E nell’ora convenuta, una gran folla si radunò davanti alla chiesa di Santa Maria in Cosmedin (anticamente la pietra non si trovava nell’atrio come ora, ma appoggiata sulla parete esterna dell’edificio).  Accadde però che prima della prova, un giovane si fece largo tra la folla e tra lo sconcerto generale si avvicinò alla donna ritenuta colpevole e cominciò a stringerla e a baciarla sulla bocca davanti a tutti.  Immediatamente lo sconsiderato fu portato via a forza di braccia dalla folla.

Tornata la calma, la supposta adultera si avvicinò fieramente alla pietra e infilando la sua mano nel grande foro della bocca pronunciò questa frase: “Giuro che nessun uomo mi ha mai abbracciato e baciato, all’infuori di mio marito e di quel giovane demente!”  

La mano rimase intatta, la bocca non si chiuse, il marito perdonò e la folla esplose nel giubilo.

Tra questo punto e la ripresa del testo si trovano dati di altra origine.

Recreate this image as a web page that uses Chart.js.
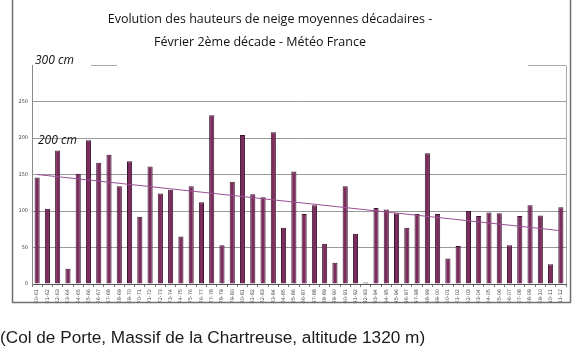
<!DOCTYPE html>
<html>
<head>
<meta charset="utf-8">
<script src="https://cdn.jsdelivr.net/npm/chart.js@4.4.1/dist/chart.umd.min.js"></script>
<style>
  html, body { margin: 0; padding: 0; background: #ffffff; }
  #wrap { width: 585px; height: 356px; position: relative; }
</style>
</head>
<body>
<div id="wrap"><canvas id="c" width="585" height="356"></canvas></div>
<script>
// ---- Data ----
const seasons = ["60-61","61-62","62-63","63-64","64-65","65-66","66-67","67-68","68-69","69-70",
  "70-71","71-72","72-73","73-74","74-75","75-76","76-77","77-78","78-79","79-80",
  "80-81","81-82","82-83","83-84","84-85","85-86","86-87","87-88","88-89","89-90",
  "90-91","91-92","92-93","93-94","94-95","95-96","96-97","97-98","98-99","99-00",
  "00-01","01-02","02-03","03-04","04-05","05-06","06-07","07-08","08-09","09-10",
  "10-11","11-12"];
const snowHeights = [146,103,183,21,151,197,166,177,134,168,
  92,161,124,129,65,134,112,231,53,140,
  204,123,119,208,77,154,96,108,55,29,
  134,69,2,104,102,97,77,96,179,96,
  35,52,100,93,98,97,53,93,108,94,
  27,105];
const trendStart = 150;   // trend line value at first season
const trendEnd = 73;      // trend line value at last season
const yTicks = [0,50,100,150,200,250,300];

const titleLines = ["Evolution des hauteurs de neige moyennes décadaires -", "Février 2ème décade - Météo France"];
const caption = "(Col de Porte, Massif de la Chartreuse, altitude 1320 m)";

const trendData = seasons.map((s, i) => i === 0 ? trendStart : (i === seasons.length - 1 ? trendEnd : null));

const decor = {
  id: 'decor',
  afterDraw(chart) {
    const ctx = chart.ctx;
    const y = chart.scales.y;
    const area = chart.chartArea;
    ctx.save();
    // outer frame
    ctx.strokeStyle = '#707070';
    ctx.lineWidth = 1.5;
    ctx.strokeRect(12.5, -2, 558, 304.5);
    // title
    ctx.fillStyle = '#111';
    ctx.textAlign = 'center';
    ctx.textBaseline = 'middle';
    ctx.font = '12.5px "Open Sans", sans-serif';
    ctx.fillText(titleLines[0], 270, 19);
    ctx.fillText(titleLines[1], 260, 42);
    // cm labels
    ctx.textAlign = 'left';
    ctx.font = 'italic 12px "Open Sans", sans-serif';
    ctx.fillText('300 cm', 35, y.getPixelForValue(300) - 4);
    ctx.fillText('200 cm', 38, y.getPixelForValue(200) + 3);
    // remaining fragments of the 300 line
    ctx.strokeStyle = '#a8a8a8';
    ctx.lineWidth = 1;
    const p300 = Math.round(y.getPixelForValue(300)) + 0.5;
    ctx.beginPath();
    ctx.moveTo(91, p300); ctx.lineTo(117, p300);
    ctx.moveTo(528, p300); ctx.lineTo(area.right, p300);
    ctx.moveTo(area.right + 0.5, p300); ctx.lineTo(area.right + 0.5, area.bottom);
    ctx.stroke();
    // caption
    ctx.fillStyle = '#1a1a1a';
    ctx.font = '17.2px "Liberation Sans", Arial, sans-serif';
    ctx.textBaseline = 'alphabetic';
    ctx.fillText(caption, 0, 343);
    ctx.restore();
  }
};

new Chart(document.getElementById('c'), {
  type: 'bar',
  data: {
    labels: seasons,
    datasets: [
      {
        type: 'line',
        data: trendData,
        spanGaps: true,
        borderColor: '#9a5096',
        borderWidth: 1,
        pointRadius: 0,
        order: 0
      },
      {
        type: 'bar',
        data: snowHeights,
        backgroundColor: '#7c2c5c',
        borderColor: '#3c1630',
        borderWidth: 1,
        barPercentage: 0.5,
        categoryPercentage: 1.0,
        order: 1
      }
    ]
  },
  options: {
    responsive: false,
    animation: false,
    devicePixelRatio: 1,
    layout: { padding: { left: 0, right: 19, top: 65, bottom: 52 } },
    plugins: { legend: { display: false }, title: { display: false }, tooltip: { enabled: false } },
    scales: {
      x: {
        offset: true,
        grid: { display: true, drawOnChartArea: false, drawTicks: true, tickLength: 3, color: '#777', offset: true },
        border: { display: true, color: '#555', width: 1 },
        ticks: {
          autoSkip: false, maxRotation: 90, minRotation: 90,
          font: { size: 5, family: 'DejaVu Sans' }, color: '#444', padding: 2
        },
        afterFit(s) { s.height = 20; }
      },
      y: {
        min: 0, max: 300,
        afterBuildTicks(s) { s.ticks = yTicks.map(v => ({ value: v })); },
        grid: {
          color: (c) => (c.tick && (c.tick.value === 300 || c.tick.value === 0)) ? 'rgba(0,0,0,0)' : '#9a9a9a',
          drawTicks: false
        },
        border: { display: true, color: '#8a8a8a', width: 1 },
        ticks: {
          font: { size: 5, family: 'DejaVu Sans' }, color: '#444', padding: 4,
          callback: (v) => v === 300 ? '' : v
        },
        afterFit(s) { s.width = 32; }
      }
    }
  },
  plugins: [decor]
});
</script>
</body>
</html>
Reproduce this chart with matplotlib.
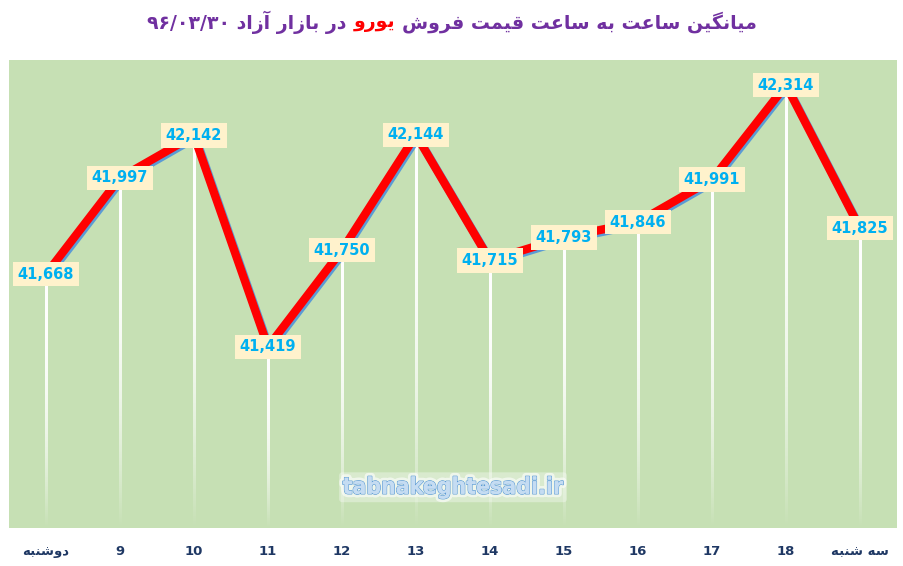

Ma.. la donna era – come è fin troppo facile arguire – molto scaltra e aveva semplicemente trovato, insieme al suo amante, un espediente infallibile per trarre in inganno tutti, compresa la stessa Bocca.  La quale, dice la leggenda, offesa da tanto ardire, e consapevole di essere stata raggirata, decise da quel momento di non esercitare più il suo ruolo e di non chiudere mai più .. la bocca.